# What is required:
Search the data below for the word "with" and copy each line that holds it.
- - - - -
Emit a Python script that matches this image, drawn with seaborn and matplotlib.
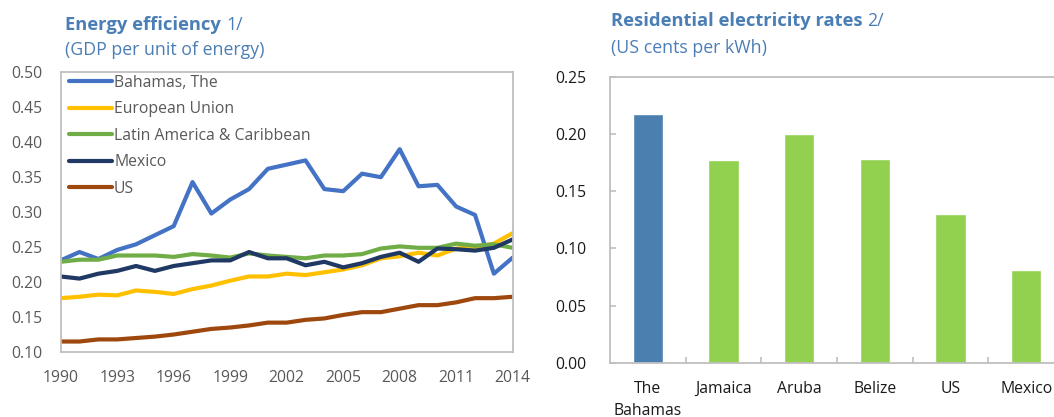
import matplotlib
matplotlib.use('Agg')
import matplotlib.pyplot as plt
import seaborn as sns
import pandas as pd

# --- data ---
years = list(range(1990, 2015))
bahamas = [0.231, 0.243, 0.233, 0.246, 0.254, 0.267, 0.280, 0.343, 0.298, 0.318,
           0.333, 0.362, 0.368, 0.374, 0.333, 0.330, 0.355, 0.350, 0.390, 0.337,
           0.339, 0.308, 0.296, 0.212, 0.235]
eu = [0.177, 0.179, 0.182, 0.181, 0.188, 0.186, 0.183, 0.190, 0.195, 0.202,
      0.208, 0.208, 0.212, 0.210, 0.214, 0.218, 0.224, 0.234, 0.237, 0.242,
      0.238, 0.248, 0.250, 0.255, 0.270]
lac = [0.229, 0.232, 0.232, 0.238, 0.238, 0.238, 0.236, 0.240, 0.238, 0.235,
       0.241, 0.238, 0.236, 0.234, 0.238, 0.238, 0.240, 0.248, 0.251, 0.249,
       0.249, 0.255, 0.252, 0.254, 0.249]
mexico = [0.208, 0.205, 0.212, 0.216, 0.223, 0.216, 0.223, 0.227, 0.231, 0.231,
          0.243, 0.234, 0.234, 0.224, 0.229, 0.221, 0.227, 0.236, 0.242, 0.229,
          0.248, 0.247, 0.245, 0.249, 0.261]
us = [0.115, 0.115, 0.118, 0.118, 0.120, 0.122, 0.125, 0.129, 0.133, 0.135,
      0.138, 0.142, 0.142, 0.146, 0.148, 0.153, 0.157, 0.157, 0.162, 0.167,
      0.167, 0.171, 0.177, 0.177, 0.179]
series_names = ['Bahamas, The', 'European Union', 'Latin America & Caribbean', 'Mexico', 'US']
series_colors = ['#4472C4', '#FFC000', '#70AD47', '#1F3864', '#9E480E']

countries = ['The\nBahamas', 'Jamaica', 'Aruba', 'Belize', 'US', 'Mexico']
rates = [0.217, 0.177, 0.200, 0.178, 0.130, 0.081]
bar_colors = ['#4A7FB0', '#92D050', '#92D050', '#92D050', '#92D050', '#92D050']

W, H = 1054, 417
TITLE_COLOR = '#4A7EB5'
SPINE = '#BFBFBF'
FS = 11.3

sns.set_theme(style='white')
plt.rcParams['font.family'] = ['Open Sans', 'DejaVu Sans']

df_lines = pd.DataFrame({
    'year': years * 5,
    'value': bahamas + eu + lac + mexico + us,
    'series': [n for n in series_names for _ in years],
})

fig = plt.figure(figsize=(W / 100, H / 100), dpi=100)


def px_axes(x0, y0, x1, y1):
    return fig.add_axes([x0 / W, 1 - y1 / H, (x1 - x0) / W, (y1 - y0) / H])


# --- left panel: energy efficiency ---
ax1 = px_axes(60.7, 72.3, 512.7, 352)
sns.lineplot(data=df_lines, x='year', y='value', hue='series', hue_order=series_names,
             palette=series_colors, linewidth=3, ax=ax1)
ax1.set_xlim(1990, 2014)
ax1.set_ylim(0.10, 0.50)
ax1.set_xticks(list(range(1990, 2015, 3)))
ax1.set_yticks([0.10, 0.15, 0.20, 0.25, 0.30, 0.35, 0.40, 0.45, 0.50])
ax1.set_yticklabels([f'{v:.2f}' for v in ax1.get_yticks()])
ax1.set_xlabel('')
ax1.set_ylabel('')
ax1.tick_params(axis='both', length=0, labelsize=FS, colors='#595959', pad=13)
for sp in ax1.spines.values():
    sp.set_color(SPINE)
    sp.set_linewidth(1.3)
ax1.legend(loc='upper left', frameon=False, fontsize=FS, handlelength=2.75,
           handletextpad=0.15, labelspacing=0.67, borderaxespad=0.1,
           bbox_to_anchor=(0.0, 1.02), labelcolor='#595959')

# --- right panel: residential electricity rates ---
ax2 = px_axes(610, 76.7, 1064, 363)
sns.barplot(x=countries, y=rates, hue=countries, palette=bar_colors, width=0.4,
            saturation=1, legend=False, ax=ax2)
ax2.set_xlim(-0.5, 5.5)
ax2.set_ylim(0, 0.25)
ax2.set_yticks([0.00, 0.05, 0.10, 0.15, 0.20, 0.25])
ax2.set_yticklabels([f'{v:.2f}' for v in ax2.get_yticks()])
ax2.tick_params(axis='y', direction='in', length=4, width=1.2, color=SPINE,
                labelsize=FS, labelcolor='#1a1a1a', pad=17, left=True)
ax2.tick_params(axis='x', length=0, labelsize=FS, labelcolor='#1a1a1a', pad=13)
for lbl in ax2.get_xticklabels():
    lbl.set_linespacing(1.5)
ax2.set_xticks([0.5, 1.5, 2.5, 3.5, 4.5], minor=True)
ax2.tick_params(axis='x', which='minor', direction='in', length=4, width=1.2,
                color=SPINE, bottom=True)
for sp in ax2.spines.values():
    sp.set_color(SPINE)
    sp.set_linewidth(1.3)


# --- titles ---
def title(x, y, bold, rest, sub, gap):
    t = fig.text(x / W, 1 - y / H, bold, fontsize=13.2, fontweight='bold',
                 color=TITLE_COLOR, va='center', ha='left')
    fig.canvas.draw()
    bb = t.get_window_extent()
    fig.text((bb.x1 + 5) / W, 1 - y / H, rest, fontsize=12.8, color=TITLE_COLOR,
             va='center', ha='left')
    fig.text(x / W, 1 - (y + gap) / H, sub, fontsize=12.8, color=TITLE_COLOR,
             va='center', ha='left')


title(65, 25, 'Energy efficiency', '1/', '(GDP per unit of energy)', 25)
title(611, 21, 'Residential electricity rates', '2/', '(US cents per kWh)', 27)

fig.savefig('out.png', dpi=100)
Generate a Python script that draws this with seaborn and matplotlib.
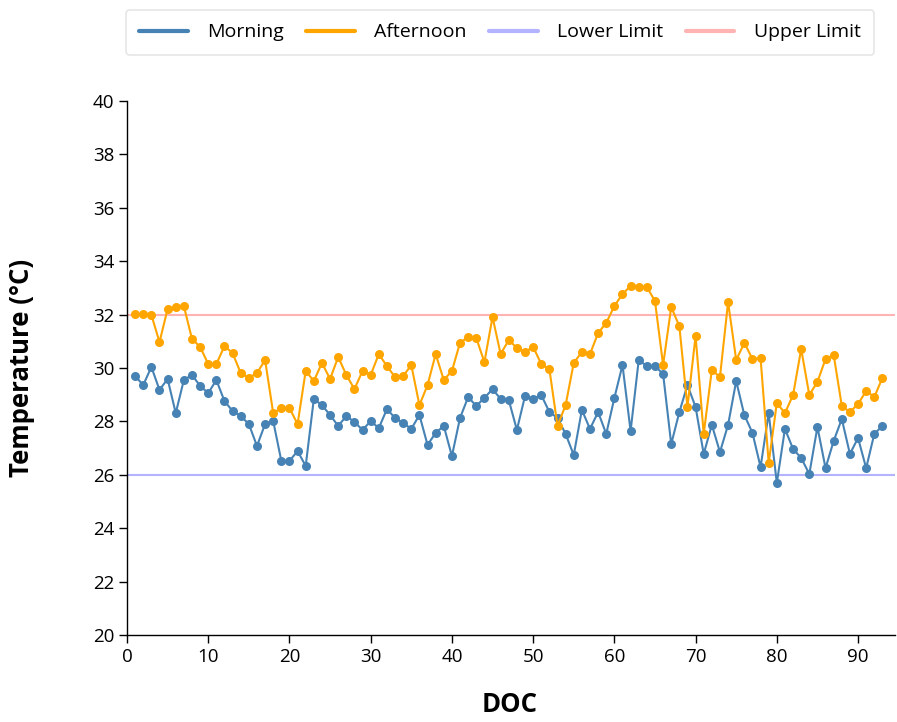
- - - - -
# Response:
Emit a Python script that matches this image, drawn with seaborn and matplotlib.
Generate a Python script that draws this with seaborn and matplotlib.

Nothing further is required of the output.